A South Korean startup is deploying diamond-based quantum sensors to solve one of the data center industry’s most persistent problems: knowing exactly where, when, and why electricity is being wasted.
xDots has developed xEnergy, an energy management platform that combines a diamond nitrogen-vacancy (NV) quantum sensor called xSee with an AI analysis engine and a real-time dashboard. Unlike most quantum technologies that require extreme cooling, NV-center sensors operate at room temperature, making them practical for industrial environments ranging from refrigeration plants to server halls.
The sensor exploits a tiny defect in diamond, a carbon atom replaced by nitrogen adjacent to an empty lattice site, that gives the material unique sensitivity to magnetic fields and electric currents. The system achieves measurement precision of ±0.01 percent, capturing subtle electrical fluctuations that conventional sensors miss.
“What this means is that you will be able to experience the energy-saving effects anywhere with high power consumption, including large-scale manufacturing plants, data centers, dense office areas, and public facilities,” said Woodo Lee, CEO and founder of xDots.

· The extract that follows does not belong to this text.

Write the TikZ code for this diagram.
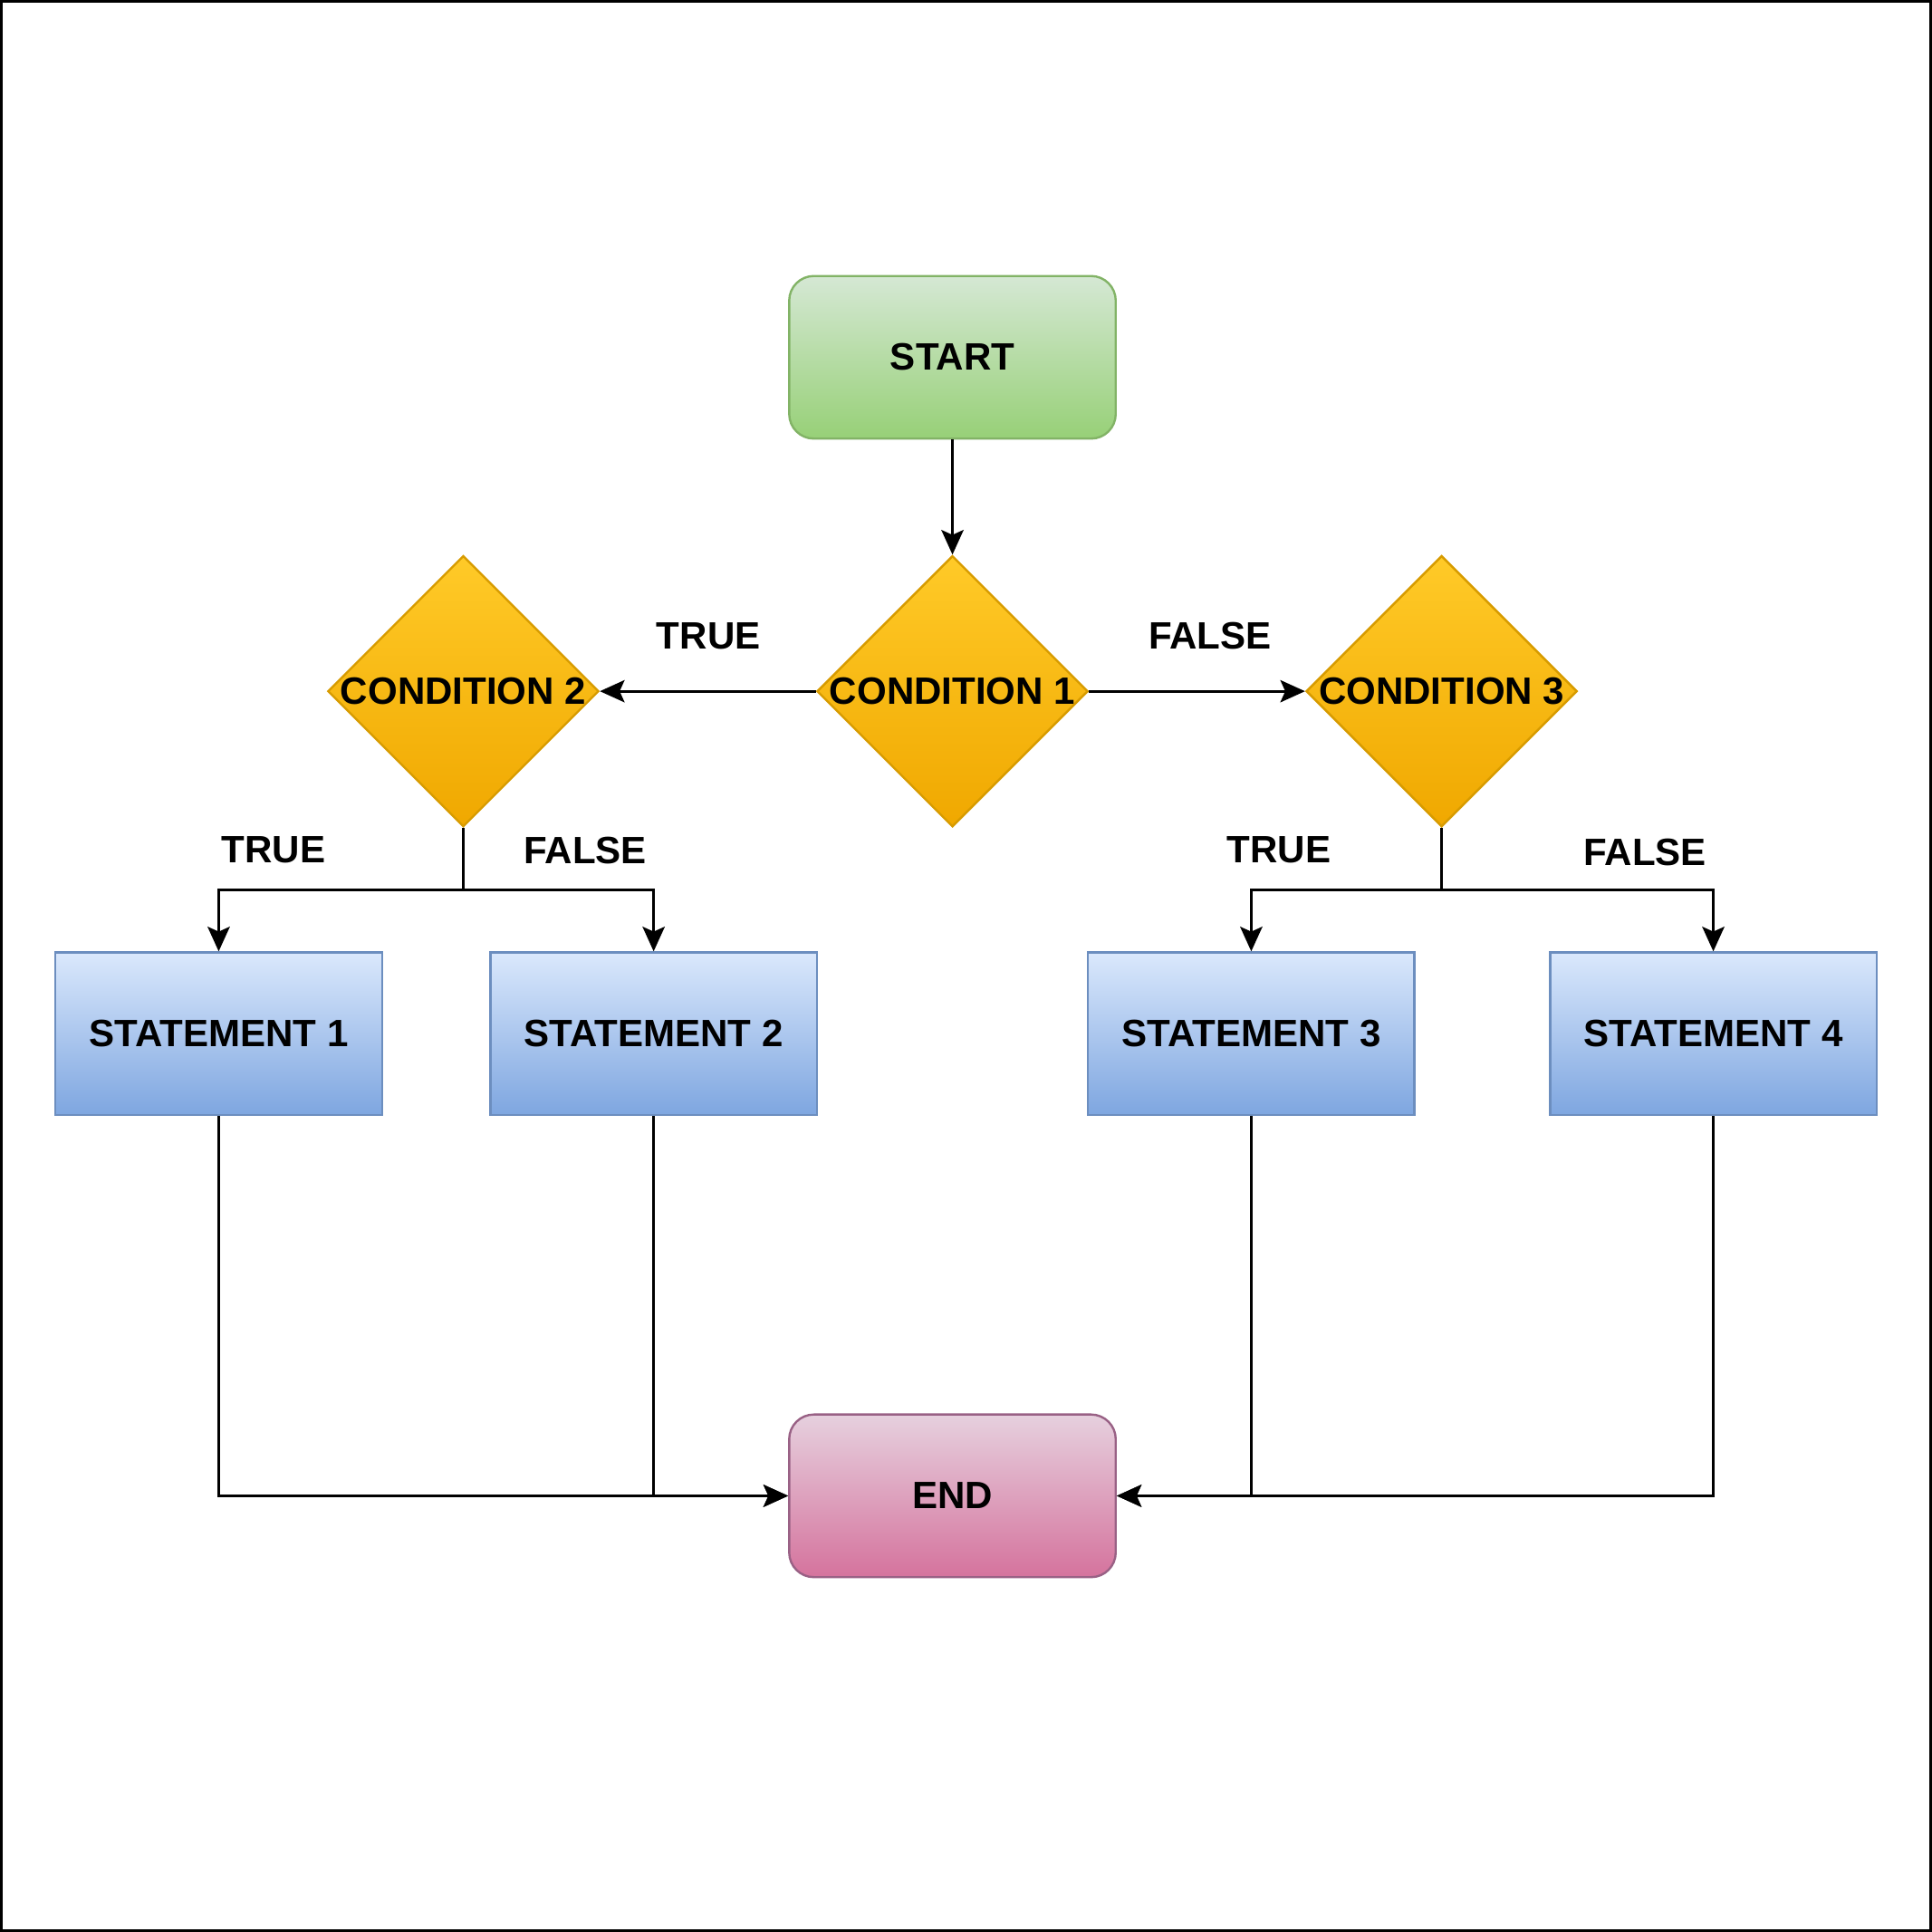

The xEnergy system works in three layers: xSee continuously measures current, magnetic fields, and energy flow across a facility; xMon provides real-time visualization; and xOpt, the AI engine, analyzes the data to recommend optimized operating schedules and equipment settings. Critically, the system identifies specific wasteful cycles rather than simply reducing power across the board, preserving productivity while cutting consumption.
In proof-of-concept trials, xDots demonstrated 15 to 30 percent energy savings in refrigeration and freezing facilities, confirmed savings in predictive maintenance for industrial pumps, and is now deploying an HVAC optimization solution commercially. At Quantum Korea 2026, the company demonstrated real-time DC current measurement and rapid change detection during power switching.
The approach represents a milestone for quantum technology commercialization. While quantum computers remain largely experimental, quantum sensors are already deployed in real-world applications, and energy efficiency is proving to be a compelling first market. For data center operators facing soaring electricity costs driven by AI workloads, the ability to pinpoint waste at circuit-level granularity could translate into significant operational savings.